The Borrowers

by Mary Norton
illustrated by Diana Stanley

The Borrowers

Week of December 21, 2009


Chapter 19:


And so, it is the end of the story.  Kate is upset because this can’t be the end.  “Something more must have happened.”  Mrs. May explained that a lot more happened.  Kate doesn’t understand and asked Mrs. May why she said it was the end.  Because, she explained, “he never saw them again.”  She went on to say that “stories never really end.  They can go on and on and on.  It’s just that sometimes, at a certain point, one stops telling them.”  Kate said, “Not at this point,” and that Mrs. May didn’t mean it when she said her brother never saw them again.  But that is just what happened.  There was a boat headed for India at the end of the week and a family who could take her brother.  For the three days before he left, he was kept locked up in the schoolroom/nursery.  Mrs. Driver told Aunt Sophy that he had a cold but she really was keeping him out of the way until she got rid of the Borrowers. 


Every day when Mrs. Driver would bring his meals, she would bring furniture and items from the Borrowers’ home and make the boy put everything back in the dollhouse.  She would torment him with stories of what was going on.  It seems the town rat-catcher didn’t come, although they got a local fellow for the job.  The policeman came but he turned out to be someone Mrs. Driver used to chase for stealing russet apples near the gate.  He gave Mrs. Driver strange looks as she was telling the story and so that investigation didn’t really go anywhere.  A cat was used, but the cat only had two things on its mind – to get out of the house or into the larder.
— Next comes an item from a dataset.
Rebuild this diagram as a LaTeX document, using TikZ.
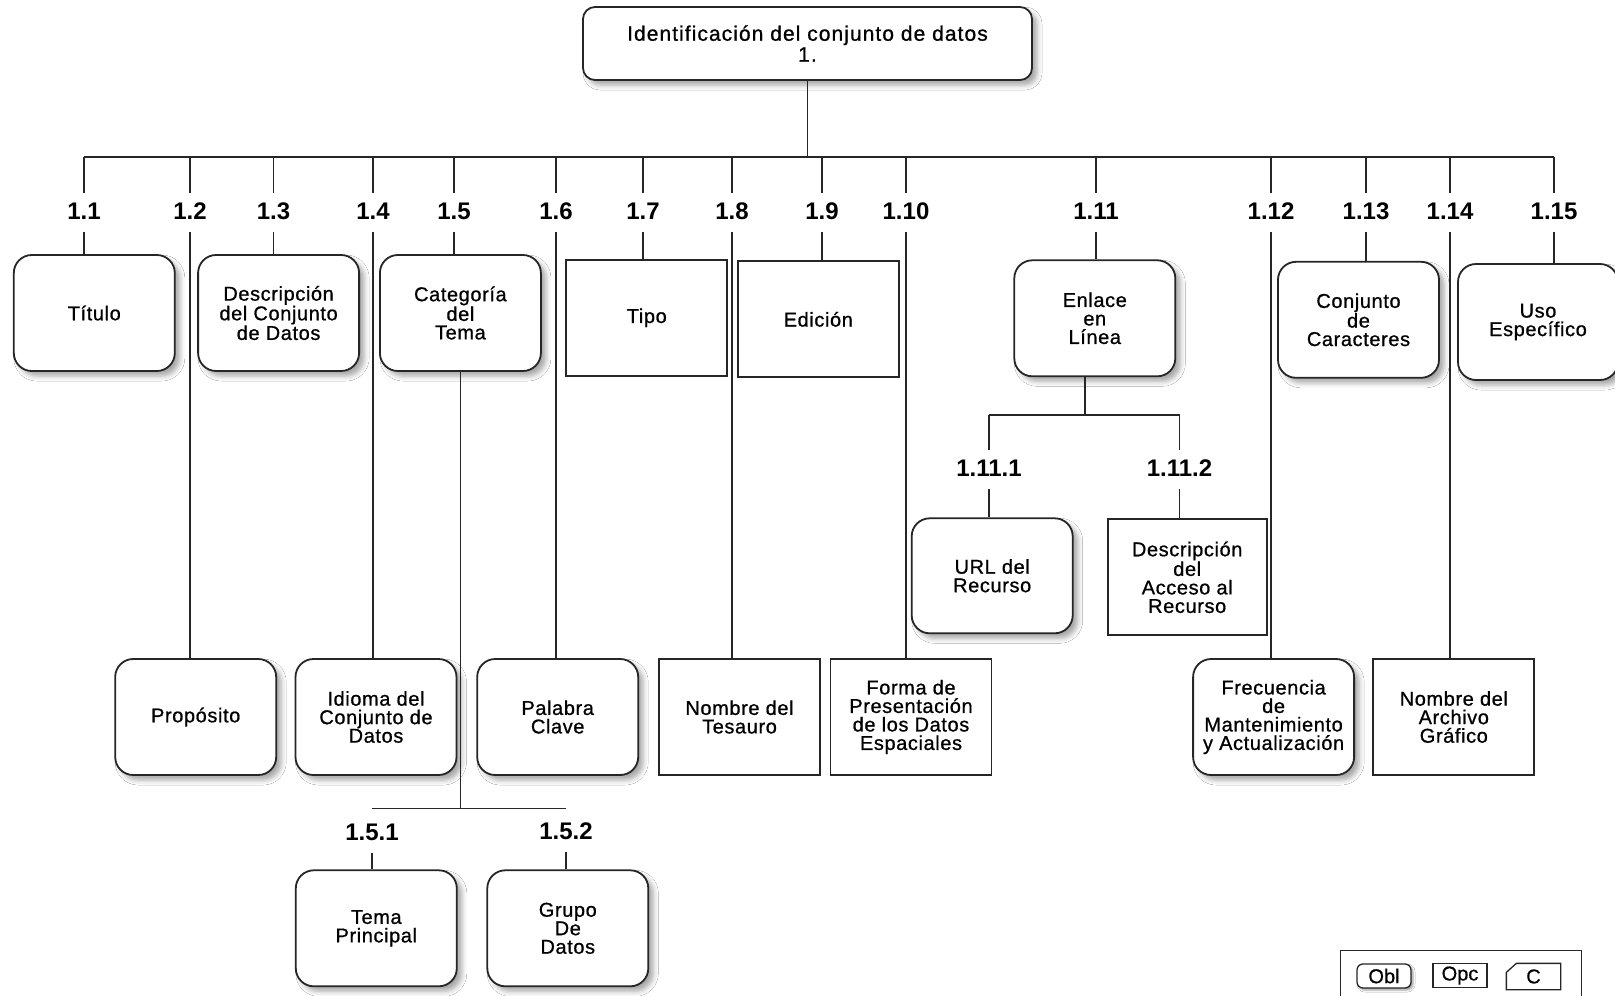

Finally, it was time for the boy to leave.  Mrs. Driver took him in to say goodbye to Aunt Sophy.  He had a strange look on his face and Aunt Sophy mocked him and asked “Seasick already?”  He explained that it was just the smell that bothered him.  Mrs. Driver said it was the rat-catcher down in the kitchen.  Aunt Sophy laughed when she heard they were smoking the Borrowers out and said that if Mrs. Driver doesn’t like them, she should keep the Madeira corked.  Mrs. Driver is miffed that Aunt Sophy still doesn’t believe her about the Borrowers and will show her when they finally catch them and she lays them out on a newspaper in front of her.


Mrs. Driver decides to torment the boy one more time before they leave and takes him to the kitchen to see the Borrowers caught.  He refuses to go.  He notices that Pod’s clock entrance hole has been discovered and sealed up.  The rat-catcher will seal up all the exits and smoke them out.  Mrs. Driver dragged him into the kitchen.  Crampfurl was holding back the rat-catcher’s terriers which were yelping and barking.  The policeman was there, “out of interest” and said “Seeing’s believing!”  A boy from the village was there with a ferret.  The rat-catcher is in the process of smoking the Borrowers out.  While everyone was busy, the boy backed up and got hold of the rat-catcher’s pick-ax.  He ran to the clock in the hall and aimed at blow at the covered hole.  However, he could not break through.  He tried several times but to no avail.  He saw the cab coming toward the house but when he heard the rat-catcher say “ventilation”, he knew what he had to do.  He raced around the side of the house and struck a blow at the grating in the Borrowers’ apartment and a couple more blows broke it apart.  This would give them some breathing air.  He had no time to waste and tossed the pick-ax up into the long grass by the cherry tree and ran toward the cab.




This is a rather sad chapter.  No happy ending here.  The Borrowers have been discovered and their home is destroyed.  The boy has to leave without seeing the Borrowers again and knowing they are safe. 


Mrs. Driver enjoys taunting the boy when she delivers his meals.  She brings dollhouse furniture from the Borrowers’ apartment and makes him put the furniture back in the dollhouse.  Even Aunt Sophy is mean and mocks him about being seasick as he is getting ready to leave her home and return to India.  They treated him terribly the whole time he was at the house recuperating from his illness.  I feel bad for him.  He really needed someone to give him a big hug and let him know they cared.  But, of course, they don't care about him. It is a good thing he is getting out of that house, but very sad that he will not see the Borrowers again. 


It would have been interesting if somehow Pod, Homily and Arrietty had snuck into the boy’s traveling bags and wound up in India with the boy.  That would have made a neat book, but I guess not meant to be.  It could have been quite funny, too, what with Homily’s ideas about lifestyle, although I am sure she would somehow adapt and make do.  Hmmmmm, I wonder if there are Borrowers in India??



I so agree.  I was hoping the three got into the boy’s bag and went to India also, but then again this ending leaves A LOT to the imagination.



I know.  I guess it's like Mrs. May says, the story goes on and on but we are not involved in it any more.  Sort of like those movies that end with a question and one doesn't know exactly what will happen next and has to work out their own ending.



I enjoyed this book so much that I read all the others too. All were as good as this one.



I read all five books too.  I liked this one the best.